__WHAT IS ASKED__
Reproduce, exactly and in full, the lines from the one with "Emit a component" through the one with "Provisional Data Subject" in the data below; drop pictures.

__RECORD EXTRACTS__
BEGIN

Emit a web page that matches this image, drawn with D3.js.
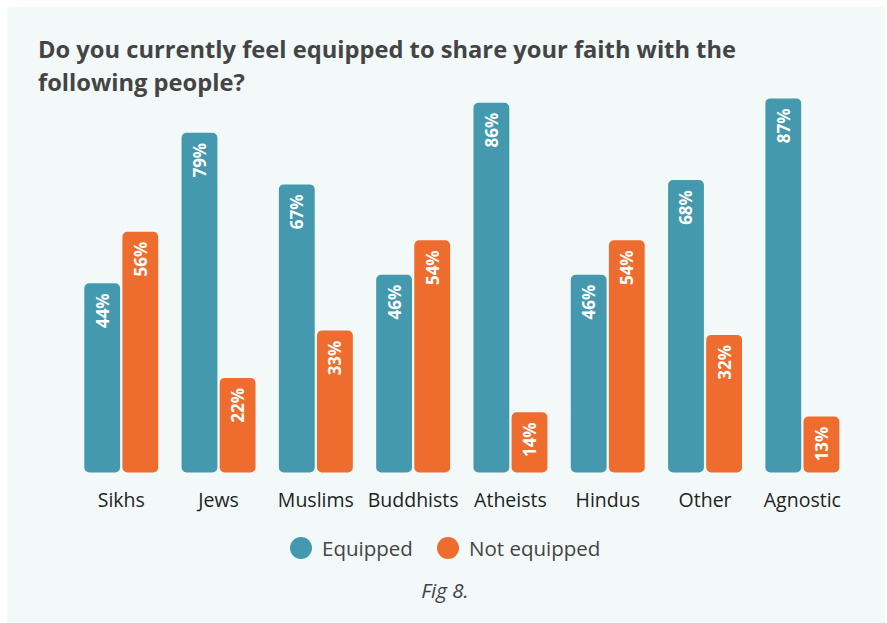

END
BEGIN

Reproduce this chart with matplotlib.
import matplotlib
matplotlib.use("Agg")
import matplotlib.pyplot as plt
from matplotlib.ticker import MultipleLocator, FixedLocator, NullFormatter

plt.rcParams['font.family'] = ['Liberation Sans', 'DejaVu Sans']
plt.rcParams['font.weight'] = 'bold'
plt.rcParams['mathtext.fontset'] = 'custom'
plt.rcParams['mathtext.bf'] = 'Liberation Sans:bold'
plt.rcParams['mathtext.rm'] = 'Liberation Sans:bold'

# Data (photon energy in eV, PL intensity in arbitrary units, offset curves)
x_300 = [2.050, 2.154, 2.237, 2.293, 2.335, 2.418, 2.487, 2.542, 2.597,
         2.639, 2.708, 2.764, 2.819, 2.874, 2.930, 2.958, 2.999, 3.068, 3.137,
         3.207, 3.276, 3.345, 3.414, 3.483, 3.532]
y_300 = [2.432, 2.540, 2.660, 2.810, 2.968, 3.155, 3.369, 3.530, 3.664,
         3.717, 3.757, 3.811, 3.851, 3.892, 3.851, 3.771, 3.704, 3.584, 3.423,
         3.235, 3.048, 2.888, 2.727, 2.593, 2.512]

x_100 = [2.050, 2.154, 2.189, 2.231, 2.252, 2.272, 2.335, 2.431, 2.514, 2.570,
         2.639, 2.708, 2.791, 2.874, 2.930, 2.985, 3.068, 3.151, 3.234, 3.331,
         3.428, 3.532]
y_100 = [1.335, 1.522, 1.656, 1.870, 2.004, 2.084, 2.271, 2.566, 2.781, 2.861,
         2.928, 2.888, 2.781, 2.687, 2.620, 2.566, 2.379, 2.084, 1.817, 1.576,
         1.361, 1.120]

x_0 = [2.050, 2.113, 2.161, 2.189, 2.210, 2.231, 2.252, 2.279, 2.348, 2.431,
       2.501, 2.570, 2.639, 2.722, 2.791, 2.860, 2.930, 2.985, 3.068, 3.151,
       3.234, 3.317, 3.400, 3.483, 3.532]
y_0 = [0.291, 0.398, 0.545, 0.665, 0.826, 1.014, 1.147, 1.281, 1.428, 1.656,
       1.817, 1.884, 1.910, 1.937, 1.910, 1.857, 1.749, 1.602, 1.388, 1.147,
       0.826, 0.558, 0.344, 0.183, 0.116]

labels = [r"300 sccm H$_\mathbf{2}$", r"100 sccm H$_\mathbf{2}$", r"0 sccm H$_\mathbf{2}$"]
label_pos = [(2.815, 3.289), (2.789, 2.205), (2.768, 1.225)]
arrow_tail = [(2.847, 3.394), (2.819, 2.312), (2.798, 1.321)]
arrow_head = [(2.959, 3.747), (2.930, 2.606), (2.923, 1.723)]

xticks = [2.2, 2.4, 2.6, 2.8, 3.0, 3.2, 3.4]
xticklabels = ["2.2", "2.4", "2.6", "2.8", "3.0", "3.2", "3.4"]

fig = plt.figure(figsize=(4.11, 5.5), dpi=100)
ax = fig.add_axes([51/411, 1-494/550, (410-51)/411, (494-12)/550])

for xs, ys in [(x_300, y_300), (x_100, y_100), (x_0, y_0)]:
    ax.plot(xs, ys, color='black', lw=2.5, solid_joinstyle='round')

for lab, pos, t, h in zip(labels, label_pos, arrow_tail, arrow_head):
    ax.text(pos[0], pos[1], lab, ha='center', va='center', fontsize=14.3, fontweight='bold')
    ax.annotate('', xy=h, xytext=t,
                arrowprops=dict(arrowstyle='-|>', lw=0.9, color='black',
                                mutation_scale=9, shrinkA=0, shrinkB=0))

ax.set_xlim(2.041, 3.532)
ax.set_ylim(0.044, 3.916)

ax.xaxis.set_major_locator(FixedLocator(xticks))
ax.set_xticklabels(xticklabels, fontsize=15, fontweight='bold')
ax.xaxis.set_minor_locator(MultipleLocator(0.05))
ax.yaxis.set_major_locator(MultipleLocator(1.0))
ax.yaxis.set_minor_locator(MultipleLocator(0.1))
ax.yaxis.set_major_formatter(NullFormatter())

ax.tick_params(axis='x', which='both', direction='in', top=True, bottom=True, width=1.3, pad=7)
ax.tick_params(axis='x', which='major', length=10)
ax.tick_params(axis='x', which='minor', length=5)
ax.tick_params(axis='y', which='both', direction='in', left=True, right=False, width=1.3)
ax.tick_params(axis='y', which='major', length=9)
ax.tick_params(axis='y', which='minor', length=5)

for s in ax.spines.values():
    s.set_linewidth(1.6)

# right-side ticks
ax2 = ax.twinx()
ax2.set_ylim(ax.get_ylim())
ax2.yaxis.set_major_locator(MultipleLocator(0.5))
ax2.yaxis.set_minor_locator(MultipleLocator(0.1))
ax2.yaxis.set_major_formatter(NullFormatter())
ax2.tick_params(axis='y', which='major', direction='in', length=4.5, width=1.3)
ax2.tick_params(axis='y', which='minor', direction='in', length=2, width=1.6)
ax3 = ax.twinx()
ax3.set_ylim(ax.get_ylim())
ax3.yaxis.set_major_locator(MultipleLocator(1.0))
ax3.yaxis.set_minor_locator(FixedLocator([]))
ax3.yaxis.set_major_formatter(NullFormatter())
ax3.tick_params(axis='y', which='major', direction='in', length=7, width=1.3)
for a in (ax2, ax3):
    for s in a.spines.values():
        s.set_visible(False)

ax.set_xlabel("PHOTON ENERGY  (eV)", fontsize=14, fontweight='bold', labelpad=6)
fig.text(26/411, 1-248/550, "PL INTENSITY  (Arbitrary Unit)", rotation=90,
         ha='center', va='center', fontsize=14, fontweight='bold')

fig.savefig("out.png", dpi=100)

END
BEGIN

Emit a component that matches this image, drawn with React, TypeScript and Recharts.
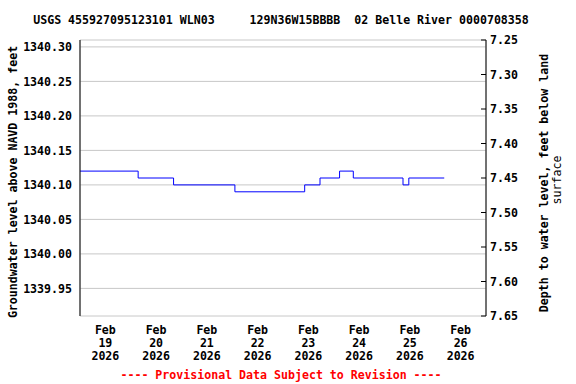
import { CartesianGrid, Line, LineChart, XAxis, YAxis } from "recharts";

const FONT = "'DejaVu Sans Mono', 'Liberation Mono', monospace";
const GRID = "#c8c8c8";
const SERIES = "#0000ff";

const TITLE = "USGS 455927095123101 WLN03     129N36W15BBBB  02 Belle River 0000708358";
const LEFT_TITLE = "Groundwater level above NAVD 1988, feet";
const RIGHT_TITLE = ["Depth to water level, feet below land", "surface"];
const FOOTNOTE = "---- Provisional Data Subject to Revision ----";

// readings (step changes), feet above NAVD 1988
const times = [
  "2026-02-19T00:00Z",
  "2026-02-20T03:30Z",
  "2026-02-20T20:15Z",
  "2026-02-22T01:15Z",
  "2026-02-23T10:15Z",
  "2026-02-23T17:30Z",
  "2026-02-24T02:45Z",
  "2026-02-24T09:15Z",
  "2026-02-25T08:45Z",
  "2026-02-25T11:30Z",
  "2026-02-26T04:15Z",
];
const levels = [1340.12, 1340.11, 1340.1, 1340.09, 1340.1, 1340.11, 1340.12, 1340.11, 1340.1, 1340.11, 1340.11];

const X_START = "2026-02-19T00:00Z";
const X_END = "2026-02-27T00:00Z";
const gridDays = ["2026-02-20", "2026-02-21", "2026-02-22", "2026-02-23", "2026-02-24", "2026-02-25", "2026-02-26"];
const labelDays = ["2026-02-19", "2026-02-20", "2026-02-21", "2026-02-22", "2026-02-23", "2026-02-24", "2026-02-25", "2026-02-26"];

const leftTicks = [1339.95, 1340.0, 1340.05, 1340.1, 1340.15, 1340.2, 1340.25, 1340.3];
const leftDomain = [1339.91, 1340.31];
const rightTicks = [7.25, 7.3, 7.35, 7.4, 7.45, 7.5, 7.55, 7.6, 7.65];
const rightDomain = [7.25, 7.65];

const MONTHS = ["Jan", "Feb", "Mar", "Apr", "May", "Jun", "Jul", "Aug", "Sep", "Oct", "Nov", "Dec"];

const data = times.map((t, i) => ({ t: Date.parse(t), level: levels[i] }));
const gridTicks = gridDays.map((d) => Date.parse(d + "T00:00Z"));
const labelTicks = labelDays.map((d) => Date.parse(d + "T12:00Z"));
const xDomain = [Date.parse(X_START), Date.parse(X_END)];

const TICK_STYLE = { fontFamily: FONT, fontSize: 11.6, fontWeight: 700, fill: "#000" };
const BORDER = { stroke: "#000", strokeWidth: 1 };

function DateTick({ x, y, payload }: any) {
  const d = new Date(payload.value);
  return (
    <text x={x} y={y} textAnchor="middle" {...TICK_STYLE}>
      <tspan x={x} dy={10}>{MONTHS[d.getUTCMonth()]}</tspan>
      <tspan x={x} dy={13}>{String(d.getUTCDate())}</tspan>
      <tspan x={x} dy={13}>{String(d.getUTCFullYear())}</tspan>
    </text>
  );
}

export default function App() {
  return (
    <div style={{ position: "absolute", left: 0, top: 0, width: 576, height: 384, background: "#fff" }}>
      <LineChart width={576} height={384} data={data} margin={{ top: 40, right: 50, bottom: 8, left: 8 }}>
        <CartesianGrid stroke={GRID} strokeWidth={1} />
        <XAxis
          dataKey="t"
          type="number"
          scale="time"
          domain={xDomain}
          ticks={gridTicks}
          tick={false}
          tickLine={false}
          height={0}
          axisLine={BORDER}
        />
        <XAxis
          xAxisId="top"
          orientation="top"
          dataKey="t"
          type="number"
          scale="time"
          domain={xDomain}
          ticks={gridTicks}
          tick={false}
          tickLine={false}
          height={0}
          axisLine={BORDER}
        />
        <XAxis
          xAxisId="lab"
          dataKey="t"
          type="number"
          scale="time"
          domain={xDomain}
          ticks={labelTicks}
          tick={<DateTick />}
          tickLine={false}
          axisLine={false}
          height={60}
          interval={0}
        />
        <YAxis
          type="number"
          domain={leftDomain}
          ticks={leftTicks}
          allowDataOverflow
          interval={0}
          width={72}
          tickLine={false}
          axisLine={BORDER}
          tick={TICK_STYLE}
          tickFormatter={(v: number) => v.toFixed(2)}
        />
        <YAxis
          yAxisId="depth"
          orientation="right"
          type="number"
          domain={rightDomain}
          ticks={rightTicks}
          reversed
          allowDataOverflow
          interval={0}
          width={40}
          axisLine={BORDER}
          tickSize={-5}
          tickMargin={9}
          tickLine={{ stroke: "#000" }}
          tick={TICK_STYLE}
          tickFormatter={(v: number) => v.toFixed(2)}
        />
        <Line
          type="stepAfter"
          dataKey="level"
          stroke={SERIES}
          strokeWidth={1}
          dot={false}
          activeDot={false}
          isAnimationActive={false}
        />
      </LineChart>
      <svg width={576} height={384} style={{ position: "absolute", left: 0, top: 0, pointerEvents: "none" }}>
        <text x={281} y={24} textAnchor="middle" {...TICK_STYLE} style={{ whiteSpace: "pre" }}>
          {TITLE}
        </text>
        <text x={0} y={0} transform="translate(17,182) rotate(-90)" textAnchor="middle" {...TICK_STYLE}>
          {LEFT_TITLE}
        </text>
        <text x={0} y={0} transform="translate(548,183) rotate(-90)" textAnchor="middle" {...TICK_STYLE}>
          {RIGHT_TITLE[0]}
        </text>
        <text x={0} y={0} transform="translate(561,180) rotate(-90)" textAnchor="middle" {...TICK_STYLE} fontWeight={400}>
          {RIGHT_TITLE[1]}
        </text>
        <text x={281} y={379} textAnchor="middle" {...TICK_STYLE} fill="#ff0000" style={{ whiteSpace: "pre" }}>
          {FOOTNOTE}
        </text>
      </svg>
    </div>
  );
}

END

__RESULT FOR THIS EXERCISE__
Emit a component that matches this image, drawn with React, TypeScript and Recharts.
import { CartesianGrid, Line, LineChart, XAxis, YAxis } from "recharts";

const FONT = "'DejaVu Sans Mono', 'Liberation Mono', monospace";
const GRID = "#c8c8c8";
const SERIES = "#0000ff";

const TITLE = "USGS 455927095123101 WLN03     129N36W15BBBB  02 Belle River 0000708358";
const LEFT_TITLE = "Groundwater level above NAVD 1988, feet";
const RIGHT_TITLE = ["Depth to water level, feet below land", "surface"];
const FOOTNOTE = "---- Provisional Data Subject to Revision ----";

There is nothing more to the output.